L’optimisme de ces irréductibles ne masque pas la démobilisation, tant dans la rue que sur les groupes Facebook, en comparaison des dizaines de milliers de personnes
qui ont battu le pavé en 2018 et 2019. Parti de plusieurs appels à manifester contre l’augmentation du prix des carburants à l’automne 2018, le mouvement des “gilets jaunes” avait su agréger une multitude de revendications et de colères exprimées notamment sur les ronds-points de la France rurale et périurbaine. “Les actions des ‘gilets jaunes’, soyons honnêtes, il n’y en a presque plus”, se désole Gaylord, un ancien participant de 41 ans joint par franceinfo. “Il reste quelques manifestations, mais l’idéologie de partage, d’entraide, selon moi, ça a disparu.”
“Les gens sont épuisés”
Comment expliquer cet effacement de l’espace public, alors même que l’inflation plonge actuellement une partie de la population française dans la précarité ? “D’abord, il n’existe pas de lien mécanique entre la dégradation des conditions d’existence et l’intensité d’une mobilisation sociale”, répond Brice Le Gall, sociologue à l’Observatoire du travail social et des inégalités. Autrement dit, un mouvement de contestation ne répond pas uniquement à des logiques socio-économiques. “S’il existe un lien entre précarisation et mobilisation, il est plutôt négatif, car cela demande du temps disponible et des ressources”, note le chercheur, qui a suivi plusieurs “gilets jaunes” de l’Oise au début du mouvement. Présente pour la première fois au rassemblement d’Allonne ce 28 octobre, Martine confirme qu’elle n’a pas les moyens de se mobiliser tous les week-ends. Cette femme de 71 ans raconte notamment qu’elle ne peut plus se rendre tous les jours à l’hôpital pour voir son mari en raison du prix de l’essence.
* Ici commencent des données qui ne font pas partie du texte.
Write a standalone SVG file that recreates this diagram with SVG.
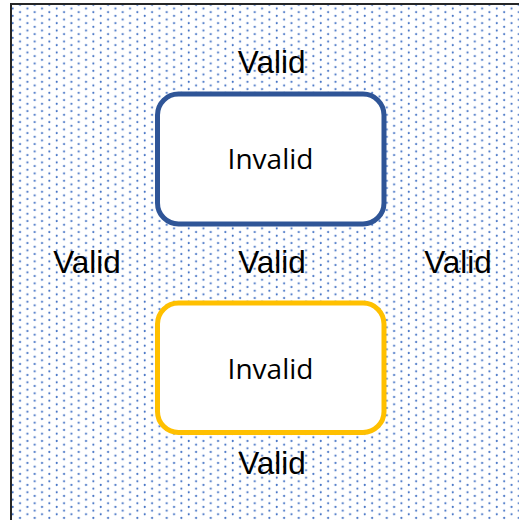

“Les manifestations, ça nous a coûté beaucoup d’argent pour nous déplacer dans les villes”, ajoute Tifenn, une mère de famille. “L’inflation fait que tout est plus difficile aujourd’hui”, renchérit Virginie, qui peine à garder le lien avec ses anciens camarades de lutte. “S’inviter les uns les autres, aller au restaurant, tout ça coûte cher.” Aujourd’hui, les “gilets jaunes” organisent des actions ciblées, mais peinent à reconstruire de nouveaux lieux de contestation, après la destruction des campements sur les carrefours. “Les ronds-points, ce n’était pas simplement une invention géniale du point de vue politique, c’était aussi un endroit qu’ils connaissaient parfaitement puisqu’ils traversent de nombreux ronds-points chaque jour”, observe le professeur de science politique Laurent Jeanpierre, auteur d’In Girum, les leçons politiques des ronds-points (La Découverte, 2019). “Et puis, ça ne prend plus, parce que les gens qui ont participé au mouvement sont épuisés. Cet investissement a été tellement fort ! Beaucoup y ont laissé des plumes.”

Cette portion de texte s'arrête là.